If you cringed at the word “violent,” your privilege is showing. White Feminism™ calls out rape culture regularly for the way words perpetuate and justify sexual assault. Likely it’s easier for you to condemn Murphy for phrases like “grey rape” and “date rapey behavior” than her failure to recognize the agency and medical needs of trans women. The names Lamia Beard, Taja DeJesus, Penny Proud, Ty Underwood, Yazmin Vash Payne, and Kristina Gomez Reinwald may be unfamiliar to you because the media cares very little for murdered trans women. But, if our feminism is to mean anything, their tragic deaths should not just matter to us; they should be front and center in our movement.

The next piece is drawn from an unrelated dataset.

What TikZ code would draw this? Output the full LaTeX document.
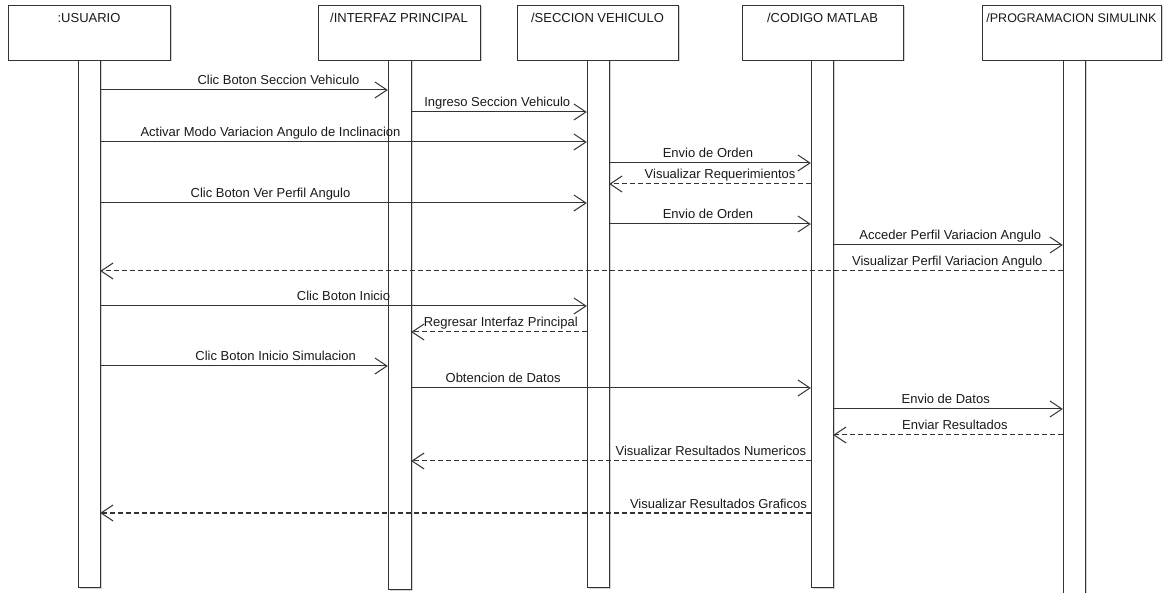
\documentclass[tikz,border=0pt]{standalone}
\usepackage{fontspec}
\setmainfont{Liberation Sans}
\usetikzlibrary{arrows.meta,shadows}

\tikzset{
  head/.style={draw=black!80, fill=white, minimum height=55pt, inner sep=0pt,
    drop shadow={shadow xshift=1.5pt, shadow yshift=-1.5pt, opacity=.35}},
  headtxt/.style={anchor=north, yshift=-8pt, inner sep=0pt, text=black!90,
    font=\fontsize{13}{15}\selectfont},
  bar/.style={draw=black!80, fill=white, minimum width=22pt, inner sep=0pt,
    drop shadow={shadow xshift=1.5pt, shadow yshift=-1.5pt, opacity=.35}},
  msg/.style={draw=black!80, line width=1pt, -{Straight Barb[length=12pt,width=16pt]}},
  ret/.style={msg, dash pattern=on 5pt off 3pt},
  txt/.style={anchor=base, yshift=5pt, inner sep=0pt, text=black!90,
    font=\fontsize{13}{15}\selectfont},
}

\begin{document}
\begin{tikzpicture}[x=1pt, y=-1pt]
    \useasboundingbox (0,0) rectangle (1168,593);
    % objetos
    \node[head, minimum width=162pt, label={[headtxt]north:{:USUARIO}}] (hu) at (89,32.5) {};
    \node[head, minimum width=162pt, label={[headtxt]north:{/INTERFAZ PRINCIPAL}}] (hi) at (399,32.5) {};
    \node[head, minimum width=161pt, label={[headtxt]north:{/SECCION VEHICULO}}] (hs) at (597.5,32.5) {};
    \node[head, minimum width=161pt, label={[headtxt]north:{/CODIGO MATLAB}}] (hc) at (822.5,32.5) {};
    \node[head, minimum width=179pt, label={[headtxt, font=\fontsize{12.5}{15}\selectfont]north:{/PROGRAMACION SIMULINK}}] (hp) at (1071.5,32.5) {};
    % lineas de vida
    \node[bar, minimum height=527pt] (bu) at (89,323.5) {};
    \node[bar, minimum width=23pt, minimum height=529pt] (bi) at (399.5,324.5) {};
    \node[bar, minimum height=527pt] (bs) at (598,323.5) {};
    \node[bar, minimum height=527pt] (bc) at (822,323.5) {};
    \node[bar, minimum height=540pt] (bp) at (1074,330) {};
    % mensajes
    \draw[msg] (bu.east |- 0,90) -- (bi.west |- 0,90) node[txt, pos=.62] {Clic Boton Seccion Vehiculo};
    \draw[msg] (bi.east |- 0,112) -- (bs.west |- 0,112) node[txt, pos=.49] {Ingreso Seccion Vehiculo};
    \draw[msg] (bu.east |- 0,142) -- (bs.west |- 0,142) node[txt, pos=.35] {Activar Modo Variacion Angulo de Inclinacion};
    \draw[msg] (bs.east |- 0,163) -- (bc.west |- 0,163) node[txt, pos=.49] {Envio de Orden};
    \draw[ret] (bc.west |- 0,184) -- (bs.east |- 0,184) node[txt, pos=.45] {Visualizar Requerimientos};
    \draw[msg] (bu.east |- 0,203) -- (bs.west |- 0,203) node[txt, pos=.35] {Clic Boton Ver Perfil Angulo};
    \draw[msg] (bs.east |- 0,224) -- (bc.west |- 0,224) node[txt, pos=.49] {Envio de Orden};
    \draw[msg] (bc.east |- 0,245) -- (bp.west |- 0,245) node[txt, pos=.51] {Acceder Perfil Variacion Angulo};
    \draw[ret] (bp.west |- 0,271) -- (bu.east |- 0,271) node[txt, pos=.12] {Visualizar Perfil Variacion Angulo};
    \draw[msg] (bu.east |- 0,306) -- (bs.west |- 0,306) node[txt, pos=.50] {Clic Boton Inicio};
    \draw[ret] (bs.west |- 0,332) -- (bi.east |- 0,332) node[txt, pos=.49] {Regresar Interfaz Principal};
    \draw[msg] (bu.east |- 0,366) -- (bi.west |- 0,366) node[txt, pos=.61] {Clic Boton Inicio Simulacion};
    \draw[msg] (bi.east |- 0,388) -- (bc.west |- 0,388) node[txt, pos=.23] {Obtencion de Datos};
    \draw[msg] (bc.east |- 0,409) -- (bp.west |- 0,409) node[txt, pos=.49] {Envio de Datos};
    \draw[ret] (bp.west |- 0,435) -- (bc.east |- 0,435) node[txt, pos=.47] {Enviar Resultados};
    \draw[ret] (bc.west |- 0,461) -- (bi.east |- 0,461) node[txt, pos=.25] {Visualizar Resultados Numericos};
    \draw[ret] (bc.west |- 0,513) -- (bu.east |- 0,513) node[txt, pos=.13] {Visualizar Resultados Graficos};
\end{tikzpicture}
\end{document}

Murphy’s condescension kicks into high gear as she inserts herself into the minds of trans women (again) and takes up residence with her own personal insecurities. How the hell does she know what trans women do or don’t doubt? Questioning the motives of someone who uses their agency to express themselves as they see fit is Patriarchy 101: remind women they’re less than human. The dehumanizing continues with Murphy putting woman in scare quotes and calls Cox “cartoonish.”
Finally, the insertion of the word “porn” anywhere Murphy can cram it is particularly insidious because she knows how hard it is to push back on its use without appearing as anti-sex worker as she is. But pushback is necessary. This isn’t a nude photo of just anyone — it’s a nude photo of a black trans woman she’s hypersexualizing and depicting as public property available for purchase.
She isn’t just denigrating sex workers here — which would be bad enough. To imply that Cox is selling herself by appearing sans clothing in a mainstream magazine where the visible parts of her body wouldn’t require a PG-13 rating is simultaneously racist, transphobic, and agency stripping. At its core, feminism is about equality and people without agency are not equal. For Murphy to assert her brand of faux-feminism as the ideal while refusing to acknowledge someone’s agency is an impressive amount of hypocrisy.
*****
I can only imagine the level of discomfort Murphy felt when Playboy stepped up and published Noah Berlatsky’s scathing critique. She took to Twitter to pseudo-threaten him and Playboy with a libel suit:
“@MeghanEMurphy: @hoodedu Are you stupid? Yeah. I’m gonna hire a lawyer and sue playboy with all my feminist writing money.”
She then spent the rest of the day and the following day and probably again today fundraising off the #twitterfeminism she abhors but relies on for donations while calling her critics misogynists and saying everyone but her and her supporters are “doing feminism” wrong.
Well. I missed the meeting where we elected Murphy to be Supreme Feminist Overseer. If you also missed that meeting, join me in declaring that we will stop ignoring those who claim our mantle while spewing hatred for profit.
Her Twitter feed indicates she’s a fan of Audre Lorde, so it seems fitting to close with a quote from “The Master’s Tools Will Never Dismantle the Master’s House” taking White Feminism™ to task for a tokenism that reinforces the violent patriarchy Murphy purports to rail against:
Now we hear that it is the task of women of Color to educate white women — in the face of tremendous resistance — as to our existence, our differences, our relative roles in our joint survival. This is a diversion of energies and a tragic repetition of racist patriarchal thought.
Full disclosure: While Meghan Murphy has contributed a few pieces to The Frisky over the years, but we do not support her transphobic and racist views.
Katie Klabusich is an activist, writer and media contributor whose work can be found at Truthout, Buzzfeed, RH Reality Check, and Bitch Magazine.